The Respondent has not submitted any evidence to demonstrate that it has any rights or legitimate interests in the disputed domain name or that it has ever been known by that name. Based on the on the evidence before the Panel, the Respondent is using a domain name which is confusingly similar to the Complainant’s well known trade mark. This will lead inevitably to the impression that the domain name is linked to the Complainant and will divert the Complainant’s customers to the Respondent’s website for the Respondent’s commercial gain.

The Panel accepts the Complainant’s submissions and finds, in the absence of any evidence to the contrary, that the Respondent has no rights or legitimate interests in the disputed domain name.

C. Registered and Used in Bad Faith.

Given the numerous trade mark registrations and widespread use of the mark NOVOTEL by the Complainant, it is highly improbable that the Respondent was unaware of the Complainant’s trade mark NOVOTEL when it registered the disputed domain name.

The combination of the Complainant’s trade mark NOVOTEL and the word ‘Vietnam’ makes it more, rather than less, likely that the Respondent knew of the Complainant when registering the disputed domain name: the Complainant has four NOVOTEL hotels in Vietnam and the disputed domain name points to a website containing sponsored links for other hotels in Vietnam.

The conduct of the Respondent, in combining the Complainant’s well known trade mark NOVOTEL and the word ‘Vietnam,’ and using that combination of words in a domain name directing users to a website offering sponsored links to hotels in Vietnam, can have no other explanation than to trade off the Complainant’s goodwill and reputation in the Complainant’s mark.

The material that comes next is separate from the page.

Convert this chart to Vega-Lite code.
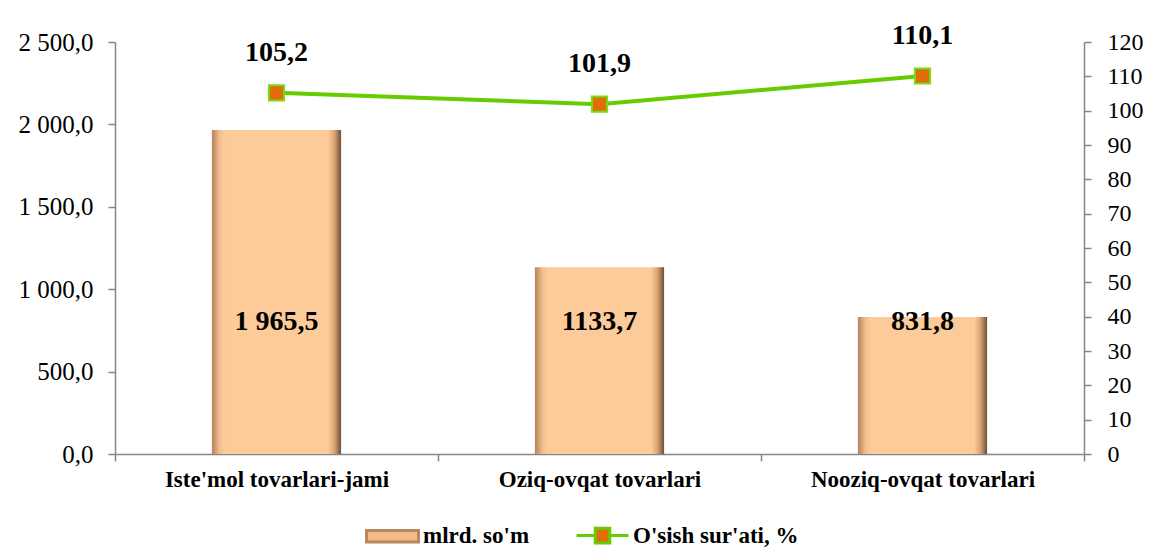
{
  "$schema": "https://vega.github.io/schema/vega-lite/v6.json",
  "width": 969,
  "height": 412,
  "autosize": "none",
  "padding": {"left": 115, "top": 42, "right": 65, "bottom": 95},
  "background": "white",
  "config": {
    "view": {"stroke": null},
    "font": "Liberation Serif",
    "locale": {"number": {"decimal": ",", "thousands": " ", "grouping": [3], "currency": ["", ""]}},
    "axis": {"domainColor": "#868686", "tickColor": "#868686", "domainWidth": 1.5, "tickWidth": 1.5, "labelColor": "black", "labelFont": "Liberation Serif", "grid": false, "title": null}
  },
  "data": {"values": [
    {"cat": "Iste'mol tovarlari-jami", "value": 1965.5, "label": "1 965,5", "growth": 105.2, "glabel": "105,2"},
    {"cat": "Oziq-ovqat tovarlari", "value": 1133.7, "label": "1133,7", "growth": 101.9, "glabel": "101,9"},
    {"cat": "Nooziq-ovqat tovarlari", "value": 831.8, "label": "831,8", "growth": 110.1, "glabel": "110,1"}
  ]},
  "encoding": {
    "x": {"field": "cat", "type": "nominal", "sort": null, "title": null,
      "scale": {"paddingInner": 0, "paddingOuter": 0},
      "axis": {"labelAngle": 0, "labelFontSize": 23, "labelFontWeight": "bold", "labelLimit": 0, "tickBand": "extent", "tickSize": 7, "labelPadding": 7}}
  },
  "layer": [
    {
      "encoding": {
        "y": {"field": "value", "type": "quantitative", "title": null,
          "scale": {"domain": [0, 2500]},
          "axis": {"orient": "left", "values": [0, 500, 1000, 1500, 2000, 2500], "format": ",.1f", "labelFontSize": 25, "tickSize": 7, "labelPadding": 15}}
      },
      "layer": [
        {
          "mark": {"type": "bar", "width": {"band": 0.4},
            "fill": {"gradient": "linear", "x1": 0, "y1": 0, "x2": 1, "y2": 0, "stops": [
              {"offset": 0, "color": "#b5835a"},
              {"offset": 0.06, "color": "#f3bf90"},
              {"offset": 0.1, "color": "#fdca9a"},
              {"offset": 0.9, "color": "#fdca9a"},
              {"offset": 0.95, "color": "#d9a171"},
              {"offset": 1, "color": "#6b4f36"}
            ]}}
        },
        {
          "mark": {"type": "point", "size": 0, "filled": true, "opacity": 1},
          "encoding": {
            "color": {"datum": "mlrd. so'm", "type": "nominal",
              "scale": {"domain": ["mlrd. so'm", "O'sish sur'ati, %"], "range": ["#f2bb8a", "#E36C0A"]},
              "legend": {
                "title": null, "orient": "none", "legendX": 250, "legendY": 466, "direction": "horizontal",
                "labelFont": "Liberation Serif", "labelFontSize": 23, "labelFontWeight": "bold", "labelColor": "black", "labelLimit": 0,
                "symbolSize": 2700, "labelOffset": 3, "columnPadding": 40, "symbolOpacity": 1, "symbolStrokeWidth": 3,
                "symbolType": {"expr": "datum.index === 0 ? 'M-1,-0.22H1V0.22H-1Z' : 'M-1,0H-0.28M0.28,0H1M-0.28,-0.28H0.28V0.28H-0.28Z'"},
                "symbolStrokeColor": {"expr": "datum.index === 0 ? '#b8875e' : '#66CC00'"}
              }}
          }
        },
        {
          "mark": {"type": "text", "fontSize": 28, "fontWeight": "bold", "color": "black", "font": "Liberation Serif", "baseline": "middle"},
          "encoding": {"text": {"field": "label"}, "y": {"datum": 800}}
        }
      ]
    },
    {
      "encoding": {
        "y": {"field": "growth", "type": "quantitative", "title": null,
          "scale": {"domain": [0, 120]},
          "axis": {"orient": "right", "values": [0, 10, 20, 30, 40, 50, 60, 70, 80, 90, 100, 110, 120], "labelFontSize": 24, "tickSize": 7, "labelPadding": 16}}
      },
      "layer": [
        {"mark": {"type": "line", "color": "#66CC00", "strokeWidth": 4}, "encoding": {}},
        {"mark": {"type": "point", "shape": "square", "filled": true, "fill": "#E36C0A", "stroke": "#77DD11", "strokeWidth": 2, "size": 230, "opacity": 1}},
        {"mark": {"type": "text", "fontSize": 28, "fontWeight": "bold", "color": "black", "font": "Liberation Serif", "baseline": "middle", "dy": -40},
          "encoding": {"text": {"field": "glabel"}}}
      ]
    }
  ],
  "resolve": {"scale": {"y": "independent"}}
}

Whilst there may be legitimate reasons for a registrant to use a privacy shield to hide its identity, changing the name of the registrant of the domain name to ‘Domains by Proxy’ after the Complainant had sent a cease and desist letter, suggests that the Respondent was trying to obstruct the Complainant in making a Complaint.

For the reasons set out the Panel finds that the requirements of paragraph 4 a. (iii) of the Policy are satisfied and that the Complainant has proved that the Respondent has registered and used the disputed domain name in bad faith.
Decision
For the reasons set out above, the Complaint is Accepted
and the disputed domain name(s) is(are) to be
NOVOTELVIETNAM.COM Transferred to the Complainant
Panellists
Name Veronica Bailey
Date of Panel Decision 2009-02-26
Annexes
Annex: English summary of the Panel Decision
The Complainant operates hotels worldwide under the NOVOTEL brand including four hotels in Vietnam. It owns of a number of registered trade marks for NOVOTEL particularly in relation to hotels and restaurants.

The Respondent registered the domain name <novotelvietnam.com> on 2 July 2008. This domain name resolves to a website featuring sponsored links for hotels in Vietnam.

The Complainant contended that it has rights in the trade mark NOVOTEL, that the disputed domain name is confusingly similar to that mark and that the Respondent has no rights or legitimate interests in the disputed domain name which was registered and is being used in bad faith. The Respondent did not file a formal response.

The Panel found that the domain name was confusingly similar to the Complainant’s trade mark NOVOTEL and that on the evidence submitted, the Respondent had no rights or legitimate interests in the domain name. Considering the numerous trade mark registrations and widespread use of the mark, the linking of the Complainant’s trade mark NOVOTEL and the word ‘Vietnam’ and the use of the domain name for a website resolving to pay per click site for hotels in Vietnam, and the circumstances in which the Respondent used a privacy site to hide its identity, the Panel found that the domain name was registered and is being used in bad faith.

For the reasons set out in the Decision, the Complaint was accepted and the domain name<novotelvietnam.com> was transferred to the Complainant.